While everyone feels anxious from time to time – especially during a global pandemic – anxiety becomes a danger to health when worrying becomes excessive and interferes with one’s day-to-day life. Generalized anxiety disorder (GAD) has become the most commonly diagnosed mental health condition in the U.S., and is now estimated to affect close to 7 million Americans.
The “gold standard” for treating GAD is cognitive behavioral therapy, a type of structured talk therapy that helps patients identify and change their anxious thinking patterns. A recent study conducted at the NYU Grossman School of Medicine found that doing yoga regularly can also help improve GAD symptoms significantly – leading health experts there to call yoga a “safe, widely available and valuable tool in an overall treatment plan” for anxiety.

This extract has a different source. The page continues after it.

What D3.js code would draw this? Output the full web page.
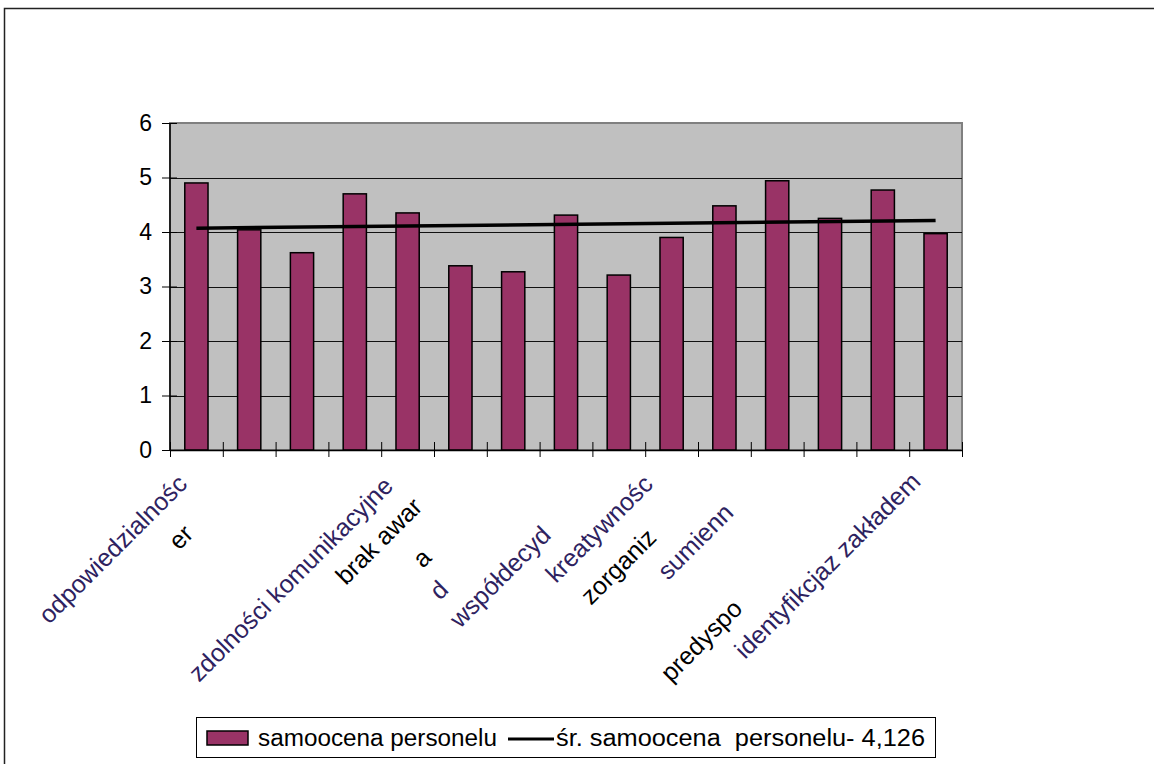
<!DOCTYPE html>
<html>

<head>
    <meta charset="utf-8">
    <title>samoocena personelu</title>
    <script src="https://d3js.org/d3.v7.min.js"></script>
    <style>
        body { margin: 0; background: #fff; }
        text { font-family: "Liberation Sans", Arial, sans-serif; }
    </style>
</head>

<body>
    <div id='view'></div>

    <script>
        // category labels as they show under the axis (the rest are cut off)
        var categories = ["odpowiedzialnośc", "er", "zdolności komunikacyjne", "brak awar", "a", "d",
            "współdecyd", "kreatywnośc", "zorganiz", "sumienn", "predyspo", "identyfikcjaz zakładem", "", "", ""];
        var values = [4.90, 4.04, 3.62, 4.70, 4.35, 3.38, 3.27, 4.31, 3.21, 3.90, 4.48, 4.94, 4.25, 4.77, 3.97];
        // average line: first and last category
        var avgIdx = [0, 14];
        var avgVals = [4.07, 4.21];
        var yTicks = [0, 1, 2, 3, 4, 5, 6];
        var seriesNames = ["samoocena personelu", "śr. samoocena  personelu- 4,126"];

        var width = 1154;
        var height = 764;
        var plot = { left: 170, top: 123, right: 962, bottom: 450 };

        var svg = d3.select("#view")
            .append("svg")
            .attr("width", width)
            .attr("height", height);

        // outer frame
        svg.append("rect")
            .attr("x", 4.5).attr("y", 8.5)
            .attr("width", width + 10).attr("height", height + 10)
            .attr("fill", "none").attr("stroke", "#222").attr("stroke-width", 1.5);

        var x = d3.scaleBand()
            .domain(d3.range(categories.length))
            .range([plot.left, plot.right])
            .paddingInner(0.56).paddingOuter(0.28);

        var y = d3.scaleLinear().domain([0, 6]).range([plot.bottom, plot.top]);

        // plot area
        svg.append("rect")
            .attr("x", plot.left).attr("y", plot.top)
            .attr("width", plot.right - plot.left).attr("height", plot.bottom - plot.top)
            .attr("fill", "#c0c0c0").attr("stroke", "#808080").attr("stroke-width", 2);

        svg.append("g").selectAll("line")
            .data(yTicks.filter(function (d) { return d > 0 && d < 6; }))
            .enter().append("line")
            .attr("x1", plot.left).attr("x2", plot.right)
            .attr("y1", function (d) { return Math.round(y(d)) + 0.5; })
            .attr("y2", function (d) { return Math.round(y(d)) + 0.5; })
            .attr("stroke", "#111").attr("stroke-width", 1);

        // bars
        svg.append("g").selectAll("rect")
            .data(values)
            .enter().append("rect")
            .attr("x", function (d, i) { return x(i); })
            .attr("y", function (d) { return y(d); })
            .attr("width", x.bandwidth())
            .attr("height", function (d) { return y(0) - y(d); })
            .attr("fill", "#993366")
            .attr("stroke", "#000").attr("stroke-width", 1.5);

        // average line
        var line = d3.line()
            .x(function (d, i) { return x(avgIdx[i]) + x.bandwidth() / 2; })
            .y(function (d) { return y(d); });
        svg.append("path")
            .datum(avgVals)
            .attr("d", line)
            .attr("fill", "none").attr("stroke", "#000").attr("stroke-width", 3.5);

        // y axis
        var yAxis = svg.append("g")
            .attr("transform", "translate(" + plot.left + ",0)")
            .call(d3.axisLeft(y).tickValues(yTicks).tickFormat(d3.format("d")).tickSize(8).tickPadding(10));
        yAxis.selectAll(".tick line").attr("x2", -8).attr("x1", 7).attr("stroke", "#000");
        yAxis.select("path").attr("stroke", "#000").attr("stroke-width", 1.5).attr("d", "M0," + plot.top + "V" + plot.bottom);
        yAxis.selectAll("text").attr("font-size", 23).attr("fill", "#000")
            .attr("font-family", "Liberation Sans, Arial, sans-serif").attr("x", -18);

        // x axis, ticks between categories
        var xb = d3.scaleLinear().domain([0, categories.length]).range([plot.left, plot.right]);
        var xAxis = svg.append("g")
            .attr("transform", "translate(0," + plot.bottom + ")")
            .call(d3.axisBottom(xb).ticks(categories.length).tickFormat("").tickSizeInner(7).tickSizeOuter(0));
        xAxis.selectAll(".tick line").attr("y1", -8).attr("stroke", "#000");
        xAxis.select("path").attr("stroke", "#000").attr("stroke-width", 1.5);

        // category labels (rotated, staggered as in the original)
        var labelStart = [[49, 625], [179, 551], [199, 683], [346, 586], [423, 569], [440, 601],
            [460, 629], [556, 584], [591, 606], [668, 581], [671, 683], [745, 660]];
        var inked = [true, false, true, false, false, true, true, true, false, true, false, true];
        svg.append("g").selectAll("text")
            .data(categories.filter(function (d) { return d !== ""; }))
            .enter().append("text")
            .attr("transform", function (d, i) {
                return "translate(" + labelStart[i][0] + "," + labelStart[i][1] + ") rotate(-45)";
            })
            .attr("font-size", 25)
            .attr("fill", function (d, i) { return inked[i] ? "#2e2260" : "#000"; })
            .text(function (d) { return d; });

        // legend
        var lg = svg.append("g");
        lg.append("rect")
            .attr("x", 196.5).attr("y", 717.5).attr("width", 739).attr("height", 40)
            .attr("fill", "#fff").attr("stroke", "#000").attr("stroke-width", 1);
        lg.append("rect")
            .attr("x", 207).attr("y", 731).attr("width", 41).attr("height", 14)
            .attr("fill", "#993366").attr("stroke", "#000").attr("stroke-width", 1.5);
        lg.append("text")
            .attr("x", 258).attr("y", 746).attr("font-size", 23)
            .attr("textLength", 239).attr("lengthAdjust", "spacingAndGlyphs")
            .text(seriesNames[0]);
        lg.append("line")
            .attr("x1", 508).attr("x2", 554).attr("y1", 739).attr("y2", 739)
            .attr("stroke", "#000").attr("stroke-width", 3);
        lg.append("text")
            .attr("x", 556).attr("y", 746).attr("font-size", 23)
            .attr("textLength", 369).attr("lengthAdjust", "spacingAndGlyphs")
            .style("white-space", "pre")
            .text(seriesNames[1]);
    </script>

</body>

</html>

During the study, about 225 men and women with GAD were randomly assigned to three groups – either weekly cognitive behavioral therapy, regular Kundalini yoga practice, or standard stress-management education. After three months, 54% percent of those who practiced yoga met criteria for significantly improved anxiety symptoms, compared to 71% in the therapy group and 33% in the stress-education group. After a six-month follow up, however, those receiving therapy had better control of their anxiety symptoms than those in both the yoga and stress education groups.
“Generalized anxiety disorder is a very common condition, yet many are not willing or able to access evidence-based treatments (such as therapy),” said Dr. Naomi M. Simon, a professor in the Department of Psychiatry at NYU Langone Health. “This study suggests that at least short-term, there is significant value for people with generalized anxiety disorder to give yoga a try to see if it works for them.”